German computer scientist

Eric Bodden (born 1980 in Aachen) is a German computer scientist. He holds the Chair of Secure Software Engineering at the Heinz Nixdorf Institute of the Paderborn University and is Director of Software Engineering and IT Security at the Fraunhofer Institute for Mechatronic Design (IEM). He is also head of the engineering department in the Collaborative Research Centre 1119 CROSSING at the Technical University of Darmstadt.

== Career ==
Bodden's undergraduate studies consist of a computer science degree at RWTH Aachen University with an exchange year at the University of Kent. His diploma thesis won the 2005 undergraduate category of the ACM Student Research Competition. From 2006 to 2009, Bodden did a PhD at McGill University.

From 2009 to 2015, Eric Bodden worked at the Technische Universität Darmstadt. Since the summer of 2013, Bodden has held a cooperative professorship at the Fraunhofer Institute for Secure Information Technology and the Technische Universität Darmstadt.

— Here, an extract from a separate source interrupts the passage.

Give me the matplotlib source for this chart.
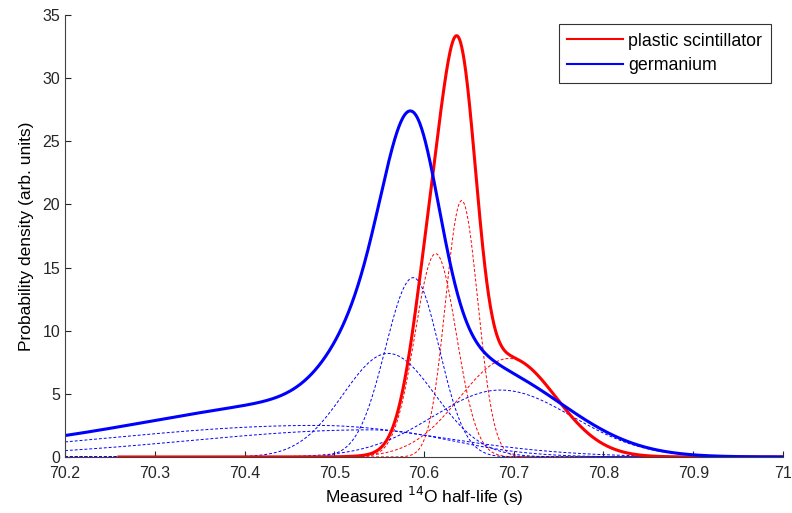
import matplotlib
matplotlib.use("Agg")
import matplotlib.pyplot as plt
import numpy as np

plt.rcParams["font.family"] = ["Liberation Sans", "DejaVu Sans"]

# Component parameters (centre, height, left/right width)
red_centres = [70.642, 70.613, 70.695]
red_heights = [20.3, 16.1, 7.8]
red_sig_left = [0.018, 0.023, 0.055]
red_sig_right = [0.018, 0.023, 0.052]

blue_centres = [70.588, 70.56, 70.685, 70.48, 70.54]
blue_heights = [14.2, 8.2, 5.3, 2.5, 2.15]
blue_sig_left = [0.031, 0.05, 0.075, 0.23, 0.2]
blue_sig_right = [0.029, 0.052, 0.08, 0.14, 0.09]

x_ticks = [70.2, 70.3, 70.4, 70.5, 70.6, 70.7, 70.8, 70.9, 71.0]
x_ticklabels = ["70.2", "70.3", "70.4", "70.5", "70.6", "70.7", "70.8", "70.9", "71"]
y_ticks = [0, 5, 10, 15, 20, 25, 30, 35]


def split_gauss(x, c, h, sl, sr):
    s = np.where(x < c, sl, sr)
    return h * np.exp(-0.5 * ((x - c) / s) ** 2)


x = np.linspace(70.2, 71.0, 1601)
x_red = x[x >= 70.26]

fig = plt.figure(figsize=(7.92, 5.13), dpi=100)
ax = fig.add_axes([0.0821, 0.1092, 0.9065, 0.8616])

red_total = np.zeros_like(x_red)
for c, h, sl, sr in zip(red_centres, red_heights, red_sig_left, red_sig_right):
    ax.plot(x, split_gauss(x, c, h, sl, sr), "--", color="red", lw=0.7, dashes=(3, 2))
    red_total += split_gauss(x_red, c, h, sl, sr)

blue_total = np.zeros_like(x)
for c, h, sl, sr in zip(blue_centres, blue_heights, blue_sig_left, blue_sig_right):
    ax.plot(x, split_gauss(x, c, h, sl, sr), "--", color="blue", lw=0.7, dashes=(3, 2))
    blue_total += split_gauss(x, c, h, sl, sr)

ax.plot(x_red, red_total, color="red", lw=2.2, label="plastic scintillator")
ax.plot(x, blue_total, color="blue", lw=2.2, label="germanium")

ax.set_xlim(70.2, 71.0)
ax.set_ylim(0, 35)
ax.set_xticks(x_ticks)
ax.set_xticklabels(x_ticklabels)
ax.set_yticks(y_ticks)
ax.tick_params(direction="in", labelsize=11.5, length=4, width=0.8, colors="0.15")
ax.tick_params(axis="x", pad=6.5)
for side in ["top", "right"]:
    ax.spines[side].set_visible(False)
for side in ["left", "bottom"]:
    ax.spines[side].set_color("0.25")
    ax.spines[side].set_linewidth(0.8)

ax.set_xlabel("Measured $^{14}$O half-life (s)", fontsize=12.5, labelpad=3)
ax.set_ylabel("Probability density (arb. units)", fontsize=12.5, labelpad=6)

leg = ax.legend(loc="upper right", bbox_to_anchor=(0.983, 0.98), fontsize=12.8,
                frameon=True, fancybox=False, handlelength=3.1, handletextpad=0.3,
                borderpad=0.5, labelspacing=0.4, borderaxespad=0.0)
leg.get_frame().set_edgecolor("black")
leg.get_frame().set_linewidth(0.8)
for line in leg.get_lines():
    line.set_linewidth(1.5)

fig.savefig("out.png", dpi=100)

Since 2016, Bodden has worked at the Heinz Nixdorf Institute at the University of Paderborn and been a director for software engineering and IT security at the Fraunhofer Institute for Mechatronic Systems Design, a research institute of the Fraunhofer Society.

== Awards ==
Bodden is a member of Acatech, the BITKOM Management Club, and the Gesellschaft für Informatik.

In 2024, the European Research Council awarded Bodden an ERC Advanced Grant on Self-Optimizing Static Program Analysis.
In 2014, Eric Bodden received the Heinz Maier Leibnitz Prize of the German Research Foundation. The Technische Universität Darmstadt team placed second in the 2014 German IT Security Award from the Horst Görtz Foundation and the first place in 2016. In 2019, Bodden was named an ACM Distinguished Member. Five of his publications have received the ACM Distinguished Paper Award. Three of his previous doctoral students received the Ernst Denert Prize for Software Engineering.